La justice thaïlandaise a condamné mardi une femme de 65 ans à plus de 43 ans de prison pour avoir partagé en ligne des publications critiquant la famille royale, a fait savoir son avocat. Il s’agit de la peine la plus sévère jamais prononcée dans le royaume pour insulte à la monarchie.
Cette condamnation intervient dans un contexte de grogne populaire sans précédent menée par des mouvements jeunes qui ont ouvertement critiqué la monarchie l'an dernier, au risque de s’exposer à des poursuites en vertu de la très sévère loi thaïlandaise de lèse-majesté, l’article 112 du code pénal, qui prévoit des peines de 3 à 15 ans de prison pour chaque chef d'accusation.
Anchan Preelert a plaidé coupable sur 29 chefs d'accusation portant sur le partage et la publication de clips vidéo sur YouTube et Facebook entre 2014 et 2015, a indiqué à Reuters son avocate, Pawinee Chumsri.
La sexagénaire avait été condamnée initialement à 87 ans, mais étant donné qu’elle a reconnu les accusations, la cour a réduit la peine de moitié, a ajouté l'avocate.
"C'est la peine de prison la plus élevée jamais prononcée dans une affaire de lèse-majesté", a déclaré Pawinee Chumsri, qui fait partie de l’ONG de défense des droits de l’homme Thai Lawyers for Human Rights.
Amnesty International a exprimé sa consternation devant une telle sentence.
Anchan Preelert peut encore faire appel de la condamnation devant la Cour d’appel puis encore la Cour suprême, a souligné son avocate.
Des membres des forces de l’ordre avaient perquisitionné sa maison en janvier 2015, quelques mois après le coup d’Etat mené par le général Prayuth Chan-O-Cha contre le gouvernement élu de Yingluck Shinawatra.
L’affaire avait au début été portée devant un tribunal militaire avant d’être transférée à la justice civile suite aux élections législatives de 2019 qui ont reconduit le chef de la junte au poste de Premier ministre.
Au moins 169 personnes ont été accusées de lèse-majesté après le coup d'État de 2014, selon Thai Lawyers for Human Rights, et certaines affaires peuvent prendre plusieurs années pour être jugées.
Les autorités ont cessé d'utiliser la loi de lèse-majesté en 2018, et Prayuth Chan-O-Cha a déclaré en juin dernier que le roi avait demandé de ne pas recourir à l’article 112. Mais en août, le mouvement protestataire qui demandait jusque-là la démission du Premier ministre et la réécriture de la Constitution, a ajouté à ses revendications des reformes de la monarchie, brisant ainsi le vieux tabou autour de la critique de la royauté.

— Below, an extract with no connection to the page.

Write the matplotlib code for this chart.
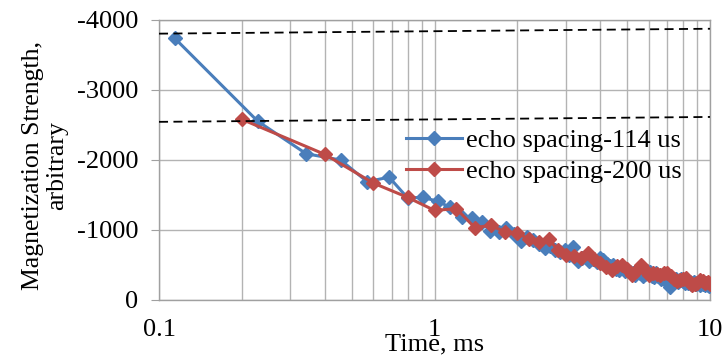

Les mois qui ont suivi ont vu non pas un essoufflement du mouvement -comme le prédisaient certains conservateurs pensant que l’opinion ne suivrait pas un mouvement critiquant la monarchie- mais au contraire un renforcement de celuui-ci avec des dizaines de milliers de manifestants dans les rues à l’automne et la multiplication des critiques et autres attitudes de défiance envers la couronne.
Cela a amené en novembre l’ex-chef de la junte à annoncer que toutes les lois seraient déployées pour faire respecter l’ordre. Depuis, au moins 43 militants ont été accusés en vertu de l’article 112. Aucune de ces affaires n’a encore été jugée.
Lundi, un autre homme arrêté en 2014 a été condamné à plus de quatre ans de prison après avoir publié en ligne des articles et des poèmes qui, selon le tribunal, contenaient des mensonges sur la monarchie.